Io certo non voglio difendere nessuna forma particolare d’arte per principio. Né quella italiana, né quella di gender maschile o femminile, etero o omo. Né quella degli artisti di colore (ma poi di quale, se ad esempio negli USA scopriamo che gli ispanici si sentono una minoranza sociale e politica già rispetto ai neri?) e via dicendo. Promuovo, scrivo, ammiro quell’arte di cui sono capace o di cui i miei interessi mi hanno portato ad occuparmi, per limiti o ispirazioni personali. Senza preclusioni, ma anche senza forzature ideologiche o di tendenza.

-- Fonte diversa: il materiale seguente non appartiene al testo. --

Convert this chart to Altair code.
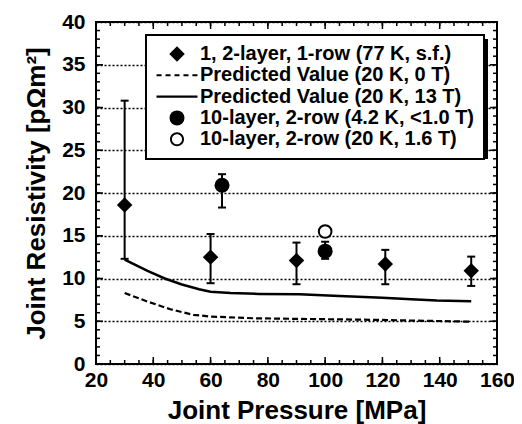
import altair as alt
import pandas as pd

# ---------------- data ----------------
S1 = "1, 2-layer, 1-row (77 K, s.f.)"
S2 = "Predicted Value (20 K, 0 T)"
S3 = "Predicted Value (20 K, 13 T)"
S4 = "10-layer, 2-row (4.2 K, <1.0 T)"
S5 = "10-layer, 2-row (20 K, 1.6 T)"
series_names = [S1, S2, S3, S4, S5]

# 1, 2-layer, 1-row (diamonds with error bars)
dia_x = [30, 60, 90, 121, 151]
dia_y = [18.6, 12.5, 12.1, 11.7, 10.9]
dia_lo = [12.3, 9.45, 9.33, 9.33, 9.13]
dia_hi = [30.8, 15.2, 14.2, 13.35, 12.56]

# 10-layer, 2-row, 4.2 K (filled circles with error bars)
cir_x = [64, 100]
cir_y = [20.9, 13.2]
cir_lo = [18.3, 12.3]
cir_hi = [22.2, 14.3]

# 10-layer, 2-row, 20 K (open circle)
opn_x = [100]
opn_y = [15.5]

# Predicted value, 13 T (solid)
p13_x = [30, 38, 44, 50, 56, 60, 67, 77, 91, 105, 120, 130, 139, 151]
p13_y = [12.2, 10.9, 10.0, 9.3, 8.75, 8.45, 8.3, 8.2, 8.15, 7.96, 7.76, 7.57, 7.42, 7.35]

# Predicted value, 0 T (dashed)
p0_x = [30, 38, 46, 54, 60, 75, 90, 105, 120, 135, 151]
p0_y = [8.3, 7.3, 6.4, 5.75, 5.55, 5.35, 5.28, 5.22, 5.15, 5.05, 4.95]

x_labels = [20, 40, 60, 80, 100, 120, 140, 160]
y_labels = [0, 5, 10, 15, 20, 25, 30, 35, 40]
x_minor = list(range(20, 161, 5))
y_minor = list(range(0, 41, 1))

# ---------------- layout / style ----------------
W, H = 401, 342
FONT = "Liberation Sans"

# legend symbol glyphs (drawn as filled paths)
SOLID = "M-4,-0.2L4,-0.2L4,0.2L-4,0.2Z"
DASHED = ("M-3.99,-0.2L-3.01,-0.2L-3.01,0.2L-3.99,0.2Z"
          "M-2.24,-0.2L-1.26,-0.2L-1.26,0.2L-2.24,0.2Z"
          "M-0.49,-0.2L0.49,-0.2L0.49,0.2L-0.49,0.2Z"
          "M1.26,-0.2L2.24,-0.2L2.24,0.2L1.26,0.2Z"
          "M3.01,-0.2L3.99,-0.2L3.99,0.2L3.01,0.2Z")
RING = ("M-1,0A1,1,0,1,0,1,0A1,1,0,1,0,-1,0Z"
        "M-0.72,0A0.72,0.72,0,1,1,0.72,0A0.72,0.72,0,1,1,-0.72,0Z")

pts = pd.DataFrame({
    "series": [S1] * len(dia_x) + [S4] * len(cir_x),
    "x": dia_x + cir_x,
    "y": dia_y + cir_y,
})
opn = pd.DataFrame({"x": opn_x, "y": opn_y})
err = pd.DataFrame({"x": dia_x + cir_x, "lo": dia_lo + cir_lo, "hi": dia_hi + cir_hi})
l13 = pd.DataFrame({"x": p13_x, "y": p13_y})
l0 = pd.DataFrame({"x": p0_x, "y": p0_y})

xs = alt.Scale(domain=[20, 160], nice=False, zero=False)
ys = alt.Scale(domain=[0, 40], nice=False, zero=False)

x_axis = alt.Axis(values=x_labels, title="Joint Pressure [MPa]", grid=False, labelFlush=False,
                  ticks=False, domain=False, labelPadding=5, titlePadding=7)
y_axis = alt.Axis(values=y_labels, title="Joint Resistivity [pΩm²]", grid=True, labelFlush=False,
                  gridDash=[2, 2], gridColor="black", gridWidth=1.3, gridOpacity=1,
                  ticks=False, domain=False, labelPadding=11, titlePadding=12)


def xe(f):
    return alt.X(f + ":Q", scale=xs, axis=x_axis)


def ye(f):
    return alt.Y(f + ":Q", scale=ys, axis=y_axis)


leg = alt.Legend(orient="none", legendX=50, legendY=13, title=None)

# legend box shadow (decoration)
shadow = alt.Chart(pd.DataFrame({"k": [0]})).mark_rect(color="black").encode(
    x=alt.value(54), x2=alt.value(392), y=alt.value(17), y2=alt.value(137))

line13 = alt.Chart(l13).mark_line(color="black", strokeWidth=2.5).encode(x=xe("x"), y=ye("y"))
line0 = alt.Chart(l0).mark_line(color="black", strokeWidth=2.2, strokeDash=[6, 3]).encode(x=xe("x"), y=ye("y"))

bars = alt.Chart(err).mark_rule(color="black", strokeWidth=2).encode(
    x=xe("x"), y=ye("lo"), y2=alt.Y2("hi"))
cap_lo = alt.Chart(err).mark_tick(color="black", orient="horizontal", size=8, thickness=2, opacity=1).encode(
    x=xe("x"), y=ye("lo"))
cap_hi = alt.Chart(err).mark_tick(color="black", orient="horizontal", size=8, thickness=2, opacity=1).encode(
    x=xe("x"), y=ye("hi"))

points = alt.Chart(pts).mark_point(filled=True, strokeWidth=0, opacity=1).encode(
    x=xe("x"), y=ye("y"),
    color=alt.Color("series:N", scale=alt.Scale(domain=series_names,
                    range=["black", "black", "black", "black", "black"]), legend=leg),
    shape=alt.Shape("series:N", scale=alt.Scale(domain=series_names,
                    range=["diamond", DASHED, SOLID, "circle", RING]), legend=leg),
    size=alt.Size("series:N", scale=alt.Scale(type="ordinal", domain=series_names,
                  range=[240, 105, 105, 225, 196]), legend=leg),
)

open_pt = alt.Chart(opn).mark_point(shape="circle", size=160, fill="white", stroke="black",
                                    strokeWidth=2, opacity=1).encode(x=xe("x"), y=ye("y"))

# inward ticks on all four sides
xmaj = pd.DataFrame({"t": x_labels})
xmin = pd.DataFrame({"t": x_minor})
ymaj = pd.DataFrame({"t": y_labels})
ymin = pd.DataFrame({"t": y_minor})
tk = dict(color="black", strokeWidth=1.5)
ticks = [
    alt.Chart(xmaj).mark_rule(**tk).encode(x=xe("t"), y=alt.value(H), y2=alt.value(H - 7)),
    alt.Chart(xmin).mark_rule(**tk).encode(x=xe("t"), y=alt.value(H), y2=alt.value(H - 4)),
    alt.Chart(xmaj).mark_rule(**tk).encode(x=xe("t"), y=alt.value(0), y2=alt.value(7)),
    alt.Chart(xmin).mark_rule(**tk).encode(x=xe("t"), y=alt.value(0), y2=alt.value(4)),
    alt.Chart(ymaj).mark_rule(**tk).encode(y=ye("t"), x=alt.value(0), x2=alt.value(7)),
    alt.Chart(ymin).mark_rule(**tk).encode(y=ye("t"), x=alt.value(0), x2=alt.value(4)),
    alt.Chart(ymaj).mark_rule(**tk).encode(y=ye("t"), x=alt.value(W), x2=alt.value(W - 7)),
    alt.Chart(ymin).mark_rule(**tk).encode(y=ye("t"), x=alt.value(W), x2=alt.value(W - 4)),
]

chart = alt.layer(shadow, line0, line13, bars, cap_lo, cap_hi, points, open_pt, *ticks).properties(
    width=W, height=H,
    autosize=alt.AutoSizeParams(type="none"),
    padding={"left": 88, "top": 14, "right": 17, "bottom": 60},
).configure_view(
    stroke="black", strokeWidth=2
).configure_axis(
    labelFont=FONT, labelFontSize=21, labelFontWeight="bold", labelColor="black",
    titleFont=FONT, titleFontSize=26, titleFontWeight="bold", titleColor="black",
).configure_legend(
    fillColor="white", strokeColor="black", strokeWidth=2, padding=9, cornerRadius=0,
    labelFont=FONT, labelFontSize=20, labelFontWeight="bold", labelColor="black",
    labelLimit=0, labelOffset=13, symbolOffset=12, rowPadding=1.3,
    symbolStrokeWidth=0, symbolOpacity=1,
)

chart.save("out.html", embed_options={"renderer": "svg", "actions": False})
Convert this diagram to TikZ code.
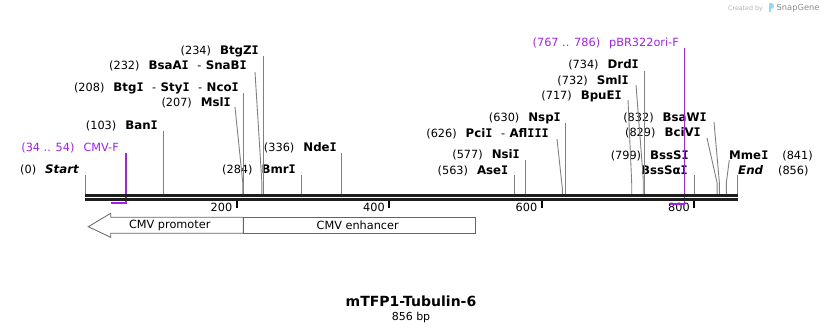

E dico: se l’arte prodotta in Italia o da artisti italiani residenti all’estero è fallimentare, non è detto sia colpa di qualcuno. Come afferma Denzel Washington nel film The Equalizer II, rivolto a un giovane di colore a rischio di entrare a far parte di una gang e messo sulla retta via dal protagonista (lo stesso Washington ovviamente): “… e niente cazzate sull’ambiente, su tua madre che ti trascura o sui bianchi che non t’hanno dato l’occasione…”. Insomma in arte si potrebbero premiare di più le qualità dei singoli, chiunque essi siano, e non le pari opportunità a prescindere; si potrebbero fare rassegne d’arte italiana all’estero meno ritagliate sulla figura dei curatori e più su quella degli artisti; si potrebbero fare Padiglioni Italia selezionati da figure professionali e non da Ministri nelle stanze della politica. Senza diffondere pubblicamente i progetti che hanno presentato i curatori esclusi; e via dicendo.

 

Marco Tonelli, foto Aldo Marrone
Marco Tonelli, foto Aldo Marrone

Certo rimarrà sempre un fatto, anche chiamando il super commissario dell’arte italiana (ovviamente una boutade, quella proposta dall’articolo, ma chissà…): chi lo sceglierà?